As in all genomic amplification methods, taking draconian precautions to avoid contamination is even more critical when attempting to identify very low levels of viral genome. Discriminating between true low positive and contamination can be very challenging since the variability of HBV genome, even in the most variable pre-S/S region is not very high. In addition, sequencing, which might be informative in such circumstances, becomes very difficult to perform at levels of viremia below 200 IU/ml.

Clinical significance of OBI

The clinical significance of this condition remains largely unknown. OBI was initially detected in patients with HCC or unclassified chronic liver disease.[1],[2] There is therefore a clear association of OBI and liver disease in the absence of other causes such as HCV infection or excessive alcohol intake. However, it is likely that most OBI are asymptomatic and would only be detected by systematic screening of large populations.

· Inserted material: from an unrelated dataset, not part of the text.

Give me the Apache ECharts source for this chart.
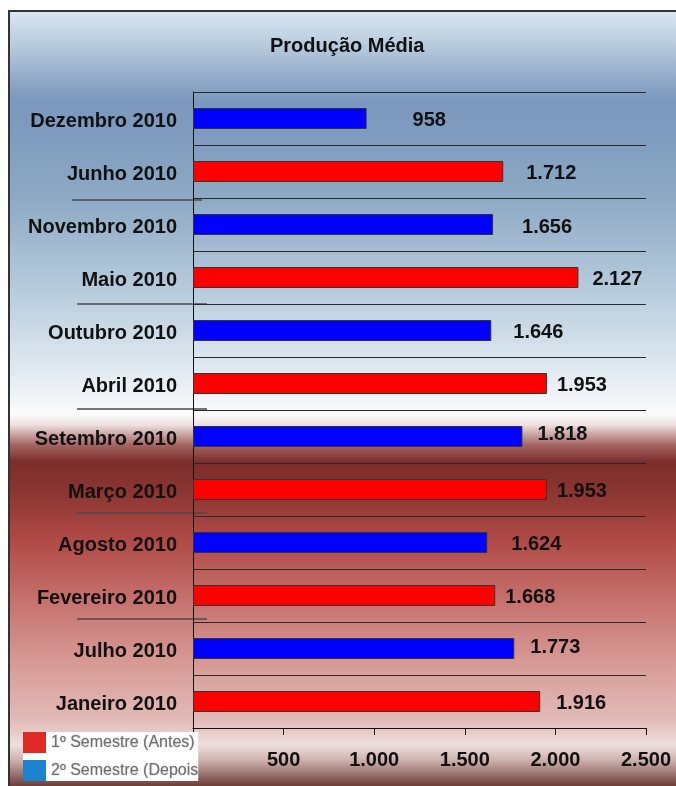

All cases of OBI in the presence of anti-HBs have normal ALT levels.[36] However, in one study, follow up of adult patients who had recovered from the infection revealed that only 1/9 patients had normal liver histology.[52] The others had either inflammation or some degree of fibrosis.

In blood donors with positive anti-HBc only, most reports do not mention ALT levels, and because they are asymptomatic, few liver disease related investigations were conducted, and in particular, no liver biopsies were performed. In a study of 20 blood donors with OBI and either anti-HBs or anti-HBc positivity only, there was no indication of biological or anatomical liver disease.[21] In another study of 19 donors, all but one had normal ALT levels, and after discontinuation of excessive alcohol intake, ALT level returned to normal in the only case with elevated ALT.[12] In a series of over 1,000 patients referred for chronically elevated ALT levels, 19 carried detectable HBV DNA only and one of them was a blood donor.[53]

As mentioned above, the clinical significance of OBI is considerable in cases of infected patients becoming immunodeficient mainly by receiving immunosuppressive regimens for various clinical conditions. However, the severity of the immunosuppression and its duration plays a considerable role in triggering reactivation of the infection. Reactivation during relatively mild and short-term immunosuppression for homologous bone marrow transplantation or solid tumor chemotherapy elicits lower frequency of reactivation than more severe regimen such as employed in allogenic bone marrow or organ transplantation. Little data is available that includes a pre-treatment sample where HBV DNA has been detected with highly sensitive methods.

 Conclusions



Occult HBV infection is still poorly characterized because of the technical problems arising from extremely low viral load. However advanced techniques are now available that should help considerably. Identification of OBI prior to treatments causing immunodeficiency should pave the way for a specific management strategy and prevention of reactivation which in some cases can be fatal. This diagnosis may also have some prognostic utility for the long-term outcome of HBV infection whether chronic or recovered.